begin ENTRIES PROVIDED
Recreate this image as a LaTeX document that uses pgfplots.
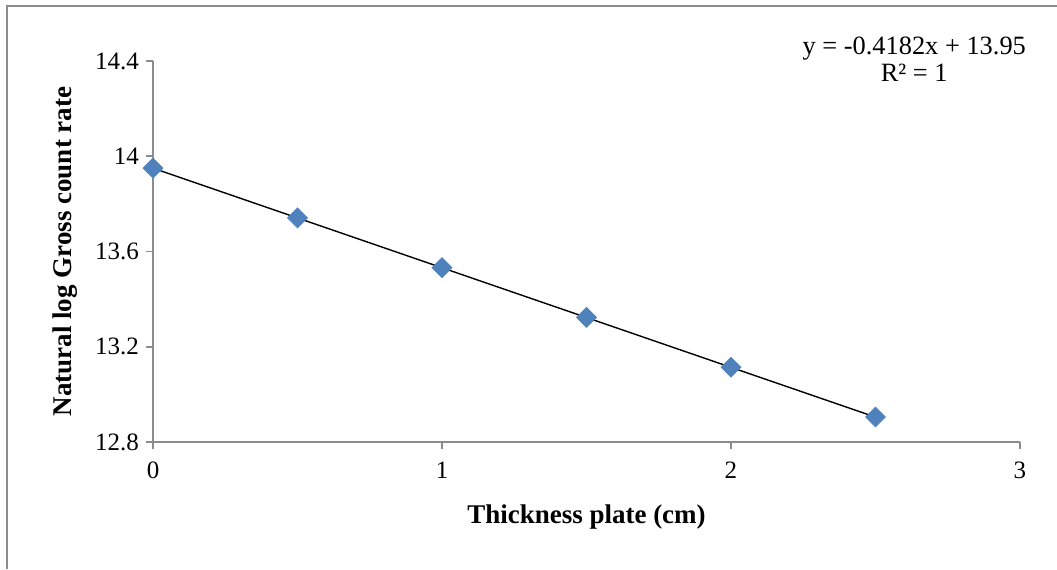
\documentclass[border=0pt]{standalone}
\usepackage{pgfplots}
\pgfplotsset{compat=1.18}
\usepackage{fontspec}
\setmainfont{Liberation Serif}
\definecolor{mk}{HTML}{4F81BD}
\definecolor{ax}{HTML}{8C8C8C}
\begin{document}
\begin{tikzpicture}
\useasboundingbox (0,0) rectangle (528.5pt,284.5pt);
\draw[ax, line width=1pt] (3.5pt,0) -- (3.5pt,281.5pt) -- (528.5pt,281.5pt);
\begin{axis}[
  at={(76.5pt,63.5pt)}, anchor=south west,
  scale only axis, width=433.5pt, height=190.5pt,
  xmin=0, xmax=3, ymin=12.8, ymax=14.4,
  axis x line=bottom, axis y line=left,
  axis line style={ax, line width=0.8pt, -},
  every tick/.style={ax, line width=0.8pt},
  tick align=outside, major tick length=3.5pt,
  xtick={0,1,2,3}, ytick={12.8,13.2,13.6,14,14.4},
  /pgf/number format/assume math mode=true,
  yticklabel style={/pgf/number format/fixed, /pgf/number format/precision=1, font=\fontsize{12.5}{14}\selectfont},
  xticklabel style={font=\fontsize{12.5}{14}\selectfont, yshift=-3pt},
  xlabel={Thickness plate (cm)}, ylabel={Natural log Gross count rate},
  label style={font=\fontsize{13.5}{15}\selectfont\bfseries},
  xlabel style={at={(axis description cs:0.5,-0.197)}, anchor=center},
  ylabel style={at={(axis description cs:-0.1015,0.5)}, anchor=center},
  clip=false,
]
\addplot[only marks, mark=square*, mark size=3.5pt, mark options={rotate=45, fill=mk, draw=mk}] coordinates {
(0,13.950) (0.5,13.741) (1,13.532) (1.5,13.323) (2,13.114) (2.5,12.905)
};
\addplot[black, line width=0.7pt] coordinates {(0,13.95) (2.5,12.9045)};
\node[align=center, font=\fontsize{13.2}{13.5}\selectfont] at (rel axis cs:0.878,1.005) {y = -0.4182x + 13.95\\R² = 1};
\end{axis}
\end{tikzpicture}
\end{document}
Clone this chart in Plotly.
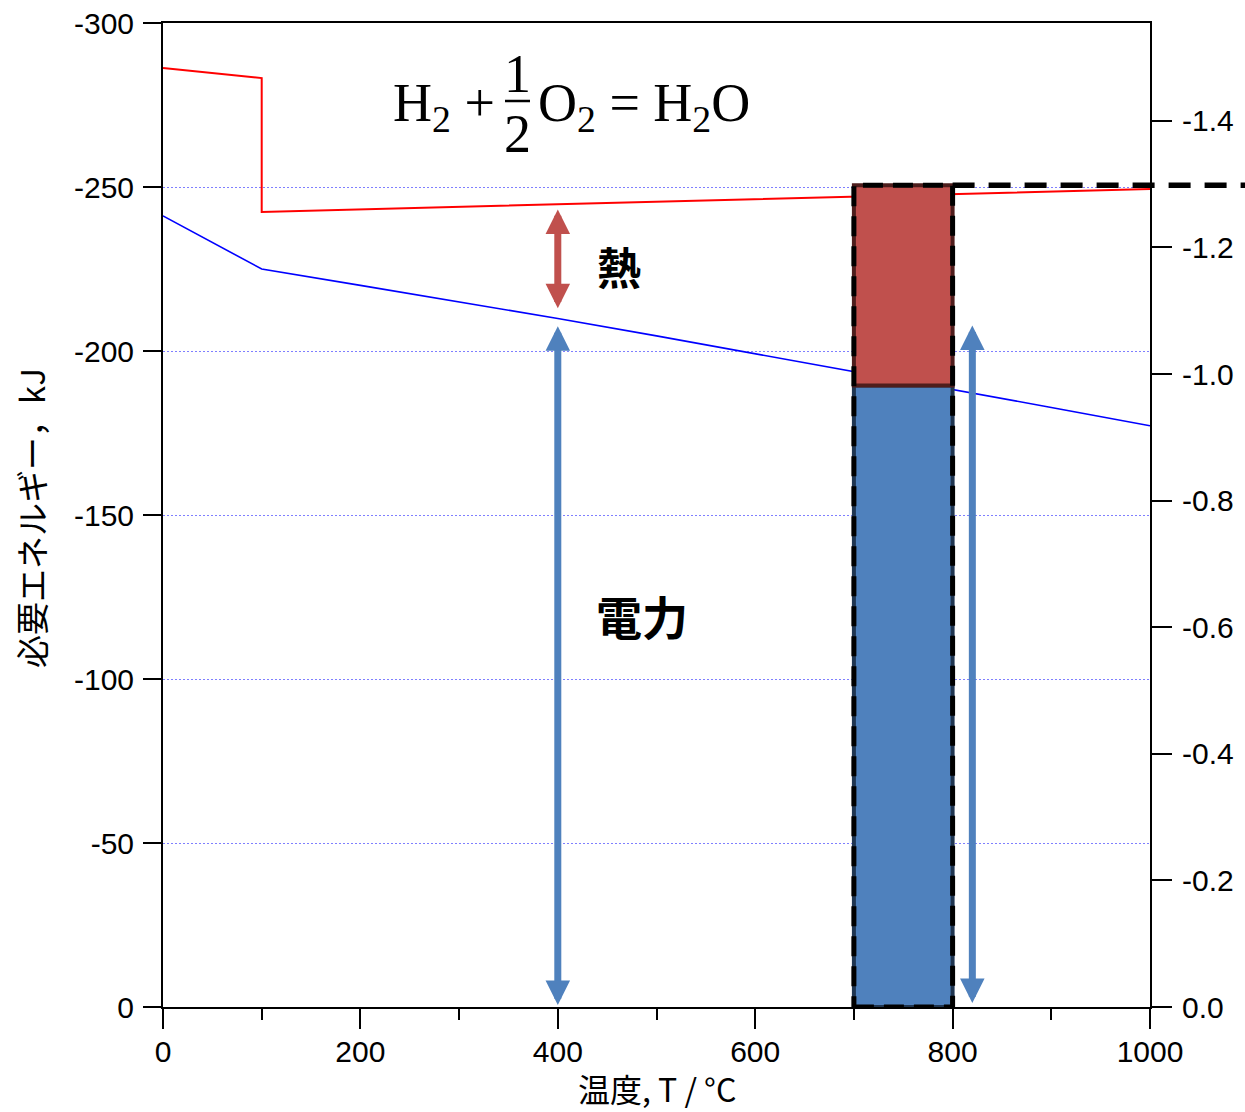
import plotly.graph_objects as go

# ---------------- data ----------------
dh_T = [0, 100, 100, 1000]
dh_kJ = [-286.3, -283.2, -242.4, -249.4]          # enthalpy (red)

dg_T = [0, 100, 200, 300, 400, 500, 600, 700, 800, 900, 1000]
dg_kJ = [-241.2, -225.0, -220.0, -215.0, -209.9, -204.6, -199.2, -193.8, -188.4, -182.8, -177.2]  # Gibbs (blue)

bar_T = 750
bar_width = 100
bar_elec = -189.5          # electric part
bar_total = -250.5         # total (heat + electric)

heat_arrow = dict(x=400, y0=-243.6, y1=-213.0)
elec_arrows = [dict(x=400, y0=-208.0, y1=-0.6), dict(x=820, y0=-208.2, y1=-1.2)]

x_ticks = [0, 200, 400, 600, 800, 1000]
y_ticks = [0, -50, -100, -150, -200, -250, -300]
y_labels = ["0", "-50", "-100", "-150", "-200", "-250", "-300"]
y2_ticks = [0.0, -0.2, -0.4, -0.6, -0.8, -1.0, -1.2, -1.4]
y2_labels = ["0.0", "-0.2", "-0.4", "-0.6", "-0.8", "-1.0", "-1.2", "-1.4"]
FARADAY2 = 2 * 96.485      # kJ per V for 2 electrons

# ---------------- geometry ----------------
W, H = 1245, 1112
L, R, T, B = 163, 1150, 23, 1007


def px(x):
    return (x - L) / (R - L)


def py(y):
    return (B - y) / (B - T)


RED = "#C0504D"
BLUE = "#4F81BD"
TICKFONT = dict(family="Liberation Sans, Arial, sans-serif", size=30, color="black")
JP = "Noto Sans CJK JP, sans-serif"
SERIF = "Liberation Serif, Times New Roman, serif"

fig = go.Figure()

# lines (left axis, kJ)
fig.add_trace(go.Scatter(x=dh_T, y=dh_kJ, mode="lines", line=dict(color="red", width=2),
                         showlegend=False))
fig.add_trace(go.Scatter(x=dg_T, y=dg_kJ, mode="lines", line=dict(color="blue", width=1.6),
                         showlegend=False))

# bars on the right (volt) axis so they are drawn above the lines
fig.add_trace(go.Bar(x=[bar_T], y=[bar_elec / FARADAY2], base=[0], width=[bar_width],
                     yaxis="y2",
                     marker=dict(color=BLUE, line=dict(color="#1F3550", width=4)),
                     showlegend=False, hoverinfo="skip"))
fig.add_trace(go.Bar(x=[bar_T], y=[(bar_total - bar_elec) / FARADAY2], base=[bar_elec / FARADAY2],
                     width=[bar_width], yaxis="y2",
                     marker=dict(color=RED, line=dict(color="#4E1D1C", width=4)),
                     showlegend=False, hoverinfo="skip"))

# dashed outline + dashed extension
fig.add_shape(type="rect", xref="x", yref="y", x0=bar_T - bar_width / 2, x1=bar_T + bar_width / 2,
              y0=0, y1=bar_total, line=dict(color="black", width=5, dash="20px,10px"),
              fillcolor="rgba(0,0,0,0)", layer="above")
fig.add_shape(type="line", xref="paper", yref="y", x0=(bar_T + bar_width / 2) / 1000,
              x1=px(W + 10), y0=bar_total, y1=bar_total,
              line=dict(color="black", width=5.5, dash="22px,14px"), layer="above")

# arrows
def arrow(x, y0, y1, color):
    fig.add_annotation(x=x, y=y1, ax=x, ay=y0, xref="x", yref="y", axref="x", ayref="y",
                       text="", showarrow=True, arrowhead=2, startarrowhead=2,
                       arrowside="end+start", arrowwidth=7, arrowsize=0.7,
                       startarrowsize=0.7, arrowcolor=color)

arrow(heat_arrow["x"], heat_arrow["y0"], heat_arrow["y1"], RED)
for a in elec_arrows:
    arrow(a["x"], a["y0"], a["y1"], BLUE)


def label(xp, yp, text, font, xanchor="center", angle=0):
    fig.add_annotation(x=px(xp), y=py(yp), xref="paper", yref="paper", text=text,
                       xanchor=xanchor, yanchor="middle", textangle=angle,
                       showarrow=False, font=font)


# labels
label(619, 266, "<b>熱</b>", dict(family=JP, size=44, color="black"))
label(642, 615, "<b>電力</b>", dict(family=JP, size=46, color="black"))

# equation
EQ = dict(family=SERIF, size=54, color="black")
label(391, 106, "H<sub>2</sub> + ", EQ, xanchor="left")
label(517, 74, "1", EQ)
label(517, 134, "2", EQ)
label(536, 106, "O<sub>2</sub> = H<sub>2</sub>O", EQ, xanchor="left")
fig.add_shape(type="line", xref="paper", yref="paper", x0=px(505), x1=px(530),
              y0=py(101), y1=py(101), line=dict(color="black", width=2.5))

# axis titles
label(31, 518, "必要エネルギー，kJ", dict(family=JP, size=33, color="black"), angle=-90)
label(657, 1088, "温度, T / °C", dict(family=JP, size=32, color="black"))

fig.update_layout(
    width=W, height=H,
    margin=dict(l=L, r=W - R, t=T, b=H - B, autoexpand=False),
    plot_bgcolor="white", paper_bgcolor="white",
    barmode="overlay",
    xaxis=dict(range=[0, 1000], tickvals=x_ticks, ticks="outside", ticklen=20, tickwidth=1.5,
               tickcolor="black", showline=True, linecolor="black", linewidth=2, mirror=True,
               showgrid=False, zeroline=False, tickfont=TICKFONT, ticklabelstandoff=-3,
               minor=dict(dtick=100, ticks="outside", ticklen=11, tickwidth=1.5, tickcolor="black",
                          showgrid=False)),
    yaxis=dict(range=[0, -300], tickvals=y_ticks, ticktext=y_labels, ticks="outside", ticklen=18,
               tickwidth=2, tickcolor="black", showline=True, linecolor="black", linewidth=2,
               showgrid=True, gridcolor="#7f7fff", griddash="2px,2px", gridwidth=1,
               zeroline=False, tickfont=TICKFONT, ticklabelstandoff=3),
    yaxis2=dict(range=[0, -300 / FARADAY2], overlaying="y", side="right", tickvals=y2_ticks,
                ticktext=y2_labels, ticks="outside", ticklen=20, tickwidth=1.5, tickcolor="black",
                showline=True, linecolor="black", linewidth=2, showgrid=False, zeroline=False,
                tickfont=TICKFONT, ticklabelstandoff=4),
)

fig.write_html("out.html", config={"displayModeBar": False},
               post_script="document.body.style.margin='0';")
end ENTRIES PROVIDED
_EXERCISE DIRECTIONS_: Write out the lines from the start of the material to the line with "# Gibbs (blue)", inclusive and exactly. Skip the pictures.

_SOLUTION_:
Recreate this image as a LaTeX document that uses pgfplots.
\documentclass[border=0pt]{standalone}
\usepackage{pgfplots}
\pgfplotsset{compat=1.18}
\usepackage{fontspec}
\setmainfont{Liberation Serif}
\definecolor{mk}{HTML}{4F81BD}
\definecolor{ax}{HTML}{8C8C8C}
\begin{document}
\begin{tikzpicture}
\useasboundingbox (0,0) rectangle (528.5pt,284.5pt);
\draw[ax, line width=1pt] (3.5pt,0) -- (3.5pt,281.5pt) -- (528.5pt,281.5pt);
\begin{axis}[
  at={(76.5pt,63.5pt)}, anchor=south west,
  scale only axis, width=433.5pt, height=190.5pt,
  xmin=0, xmax=3, ymin=12.8, ymax=14.4,
  axis x line=bottom, axis y line=left,
  axis line style={ax, line width=0.8pt, -},
  every tick/.style={ax, line width=0.8pt},
  tick align=outside, major tick length=3.5pt,
  xtick={0,1,2,3}, ytick={12.8,13.2,13.6,14,14.4},
  /pgf/number format/assume math mode=true,
  yticklabel style={/pgf/number format/fixed, /pgf/number format/precision=1, font=\fontsize{12.5}{14}\selectfont},
  xticklabel style={font=\fontsize{12.5}{14}\selectfont, yshift=-3pt},
  xlabel={Thickness plate (cm)}, ylabel={Natural log Gross count rate},
  label style={font=\fontsize{13.5}{15}\selectfont\bfseries},
  xlabel style={at={(axis description cs:0.5,-0.197)}, anchor=center},
  ylabel style={at={(axis description cs:-0.1015,0.5)}, anchor=center},
  clip=false,
]
\addplot[only marks, mark=square*, mark size=3.5pt, mark options={rotate=45, fill=mk, draw=mk}] coordinates {
(0,13.950) (0.5,13.741) (1,13.532) (1.5,13.323) (2,13.114) (2.5,12.905)
};
\addplot[black, line width=0.7pt] coordinates {(0,13.95) (2.5,12.9045)};
\node[align=center, font=\fontsize{13.2}{13.5}\selectfont] at (rel axis cs:0.878,1.005) {y = -0.4182x + 13.95\\R² = 1};
\end{axis}
\end{tikzpicture}
\end{document}
Clone this chart in Plotly.
import plotly.graph_objects as go

# ---------------- data ----------------
dh_T = [0, 100, 100, 1000]
dh_kJ = [-286.3, -283.2, -242.4, -249.4]          # enthalpy (red)

dg_T = [0, 100, 200, 300, 400, 500, 600, 700, 800, 900, 1000]
dg_kJ = [-241.2, -225.0, -220.0, -215.0, -209.9, -204.6, -199.2, -193.8, -188.4, -182.8, -177.2]  # Gibbs (blue)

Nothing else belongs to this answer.